Aim of the task: Copy the listing below in full and skip every picture.

-------- Recorded data

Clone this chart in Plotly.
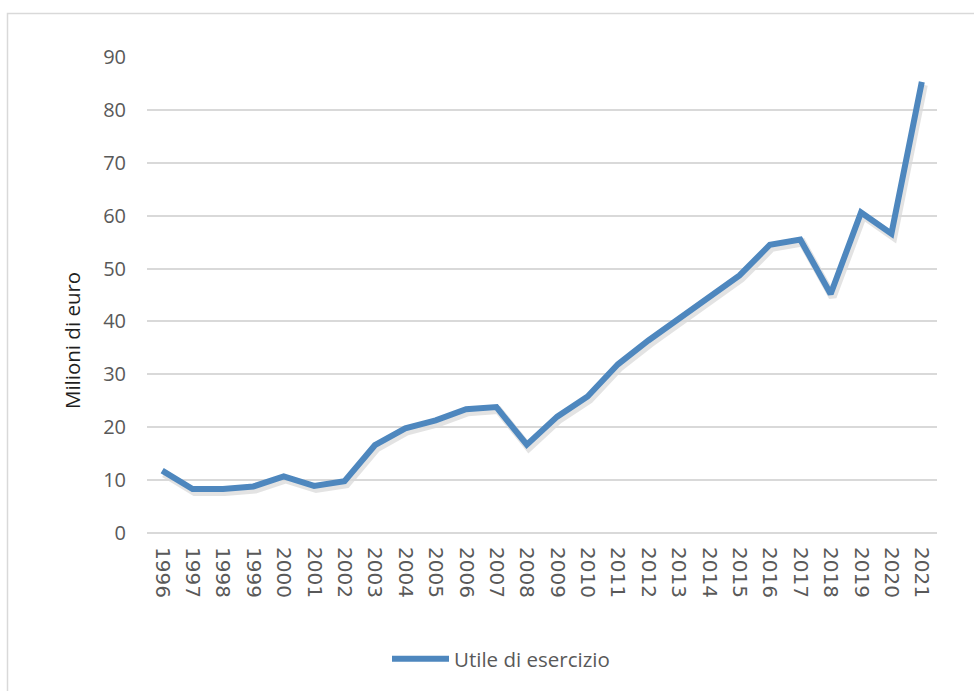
import plotly.graph_objects as go

# Utile di esercizio (milioni di euro), 1996-2021
years = [str(y) for y in range(1996, 2022)]
utile = [11.8, 8.3, 8.3, 8.8, 10.7, 8.9, 9.8, 16.6, 19.8, 21.3, 23.4, 23.8,
         16.7, 22.0, 25.8, 31.9, 36.4, 40.6, 44.7, 48.7, 54.5, 55.5, 45.2,
         60.6, 56.6, 85.3]
y_ticks = [0, 10, 20, 30, 40, 50, 60, 70, 80, 90]

LINE_BLUE = "#4E87BE"
GRID = "#D9D9D9"
TEXT = "#595959"

W, H = 974, 691
L, R, T, B = 147, 35, 57, 155
pw, ph = W - L - R, H - T - B
dx, dy = 2, 3  # shadow offset in px


def px_x(p):
    return (p - L) / pw


def px_y(p):
    return (H - B - p) / ph


fig = go.Figure()

# soft drop shadow under the line (own hidden axes, shifted a few px)
fig.add_trace(go.Scatter(
    x=years, y=utile, mode="lines", xaxis="x", yaxis="y",
    line=dict(color="rgba(0,0,0,0.11)", width=8),
    hoverinfo="skip", showlegend=False,
))
fig.add_trace(go.Scatter(
    x=years, y=utile, mode="lines", xaxis="x2", yaxis="y2",
    name="Utile di esercizio",
    line=dict(color=LINE_BLUE, width=6),
))

fig.update_layout(
    width=W, height=H,
    margin=dict(l=L, r=R, t=T, b=B),
    paper_bgcolor="white", plot_bgcolor="rgba(0,0,0,0)",
    xaxis=dict(domain=[dx / pw, 1], type="category", range=[-0.5, 25.5],
               visible=False, showgrid=False),
    yaxis=dict(domain=[0, 1 - dy / ph], range=[0, 90], visible=False,
               showgrid=False),
    xaxis2=dict(domain=[0, 1 - dx / pw], anchor="y2", type="category",
                range=[-0.5, 25.5], tickangle=90, showgrid=False,
                showline=False, ticks="", ticklabelstandoff=13,
                tickfont=dict(family="DejaVu Sans", size=20, color=TEXT)),
    yaxis2=dict(domain=[dy / ph, 1], anchor="x2", range=[0, 90],
                tickvals=y_ticks, showgrid=True, gridcolor=GRID, gridwidth=1.5,
                zeroline=True, zerolinecolor=GRID, zerolinewidth=1.5,
                showline=False, ticks="", ticklabelstandoff=20,
                tickfont=dict(family="Open Sans", size=20, color=TEXT)),
    annotations=[dict(text="Milioni di euro", textangle=-90,
                      xref="paper", yref="paper", x=px_x(72), y=px_y(341),
                      xanchor="center", yanchor="middle", showarrow=False,
                      font=dict(family="Open Sans", size=20.5,
                                color="#1F1F1F"))],
    showlegend=True,
    legend=dict(orientation="h", x=px_x(501), xanchor="center",
                y=px_y(659), yanchor="middle",
                font=dict(family="Open Sans", size=20.5, color=TEXT),
                itemwidth=57, bgcolor="rgba(0,0,0,0)"),
    shapes=[dict(type="rect", xref="paper", yref="paper", layer="below",
                 x0=px_x(7.5), x1=px_x(990),
                 y0=px_y(710), y1=px_y(13.5),
                 line=dict(color=GRID, width=1.5), fillcolor="white")],
)

fig.write_html("out.html")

----------------

Solution:
Clone this chart in Plotly.
import plotly.graph_objects as go

# Utile di esercizio (milioni di euro), 1996-2021
years = [str(y) for y in range(1996, 2022)]
utile = [11.8, 8.3, 8.3, 8.8, 10.7, 8.9, 9.8, 16.6, 19.8, 21.3, 23.4, 23.8,
         16.7, 22.0, 25.8, 31.9, 36.4, 40.6, 44.7, 48.7, 54.5, 55.5, 45.2,
         60.6, 56.6, 85.3]
y_ticks = [0, 10, 20, 30, 40, 50, 60, 70, 80, 90]

LINE_BLUE = "#4E87BE"
GRID = "#D9D9D9"
TEXT = "#595959"

W, H = 974, 691
L, R, T, B = 147, 35, 57, 155
pw, ph = W - L - R, H - T - B
dx, dy = 2, 3  # shadow offset in px


def px_x(p):
    return (p - L) / pw


def px_y(p):
    return (H - B - p) / ph


fig = go.Figure()

# soft drop shadow under the line (own hidden axes, shifted a few px)
fig.add_trace(go.Scatter(
    x=years, y=utile, mode="lines", xaxis="x", yaxis="y",
    line=dict(color="rgba(0,0,0,0.11)", width=8),
    hoverinfo="skip", showlegend=False,
))
fig.add_trace(go.Scatter(
    x=years, y=utile, mode="lines", xaxis="x2", yaxis="y2",
    name="Utile di esercizio",
    line=dict(color=LINE_BLUE, width=6),
))

fig.update_layout(
    width=W, height=H,
    margin=dict(l=L, r=R, t=T, b=B),
    paper_bgcolor="white", plot_bgcolor="rgba(0,0,0,0)",
    xaxis=dict(domain=[dx / pw, 1], type="category", range=[-0.5, 25.5],
               visible=False, showgrid=False),
    yaxis=dict(domain=[0, 1 - dy / ph], range=[0, 90], visible=False,
               showgrid=False),
    xaxis2=dict(domain=[0, 1 - dx / pw], anchor="y2", type="category",
                range=[-0.5, 25.5], tickangle=90, showgrid=False,
                showline=False, ticks="", ticklabelstandoff=13,
                tickfont=dict(family="DejaVu Sans", size=20, color=TEXT)),
    yaxis2=dict(domain=[dy / ph, 1], anchor="x2", range=[0, 90],
                tickvals=y_ticks, showgrid=True, gridcolor=GRID, gridwidth=1.5,
                zeroline=True, zerolinecolor=GRID, zerolinewidth=1.5,
                showline=False, ticks="", ticklabelstandoff=20,
                tickfont=dict(family="Open Sans", size=20, color=TEXT)),
    annotations=[dict(text="Milioni di euro", textangle=-90,
                      xref="paper", yref="paper", x=px_x(72), y=px_y(341),
                      xanchor="center", yanchor="middle", showarrow=False,
                      font=dict(family="Open Sans", size=20.5,
                                color="#1F1F1F"))],
    showlegend=True,
    legend=dict(orientation="h", x=px_x(501), xanchor="center",
                y=px_y(659), yanchor="middle",
                font=dict(family="Open Sans", size=20.5, color=TEXT),
                itemwidth=57, bgcolor="rgba(0,0,0,0)"),
    shapes=[dict(type="rect", xref="paper", yref="paper", layer="below",
                 x0=px_x(7.5), x1=px_x(990),
                 y0=px_y(710), y1=px_y(13.5),
                 line=dict(color=GRID, width=1.5), fillcolor="white")],
)

fig.write_html("out.html")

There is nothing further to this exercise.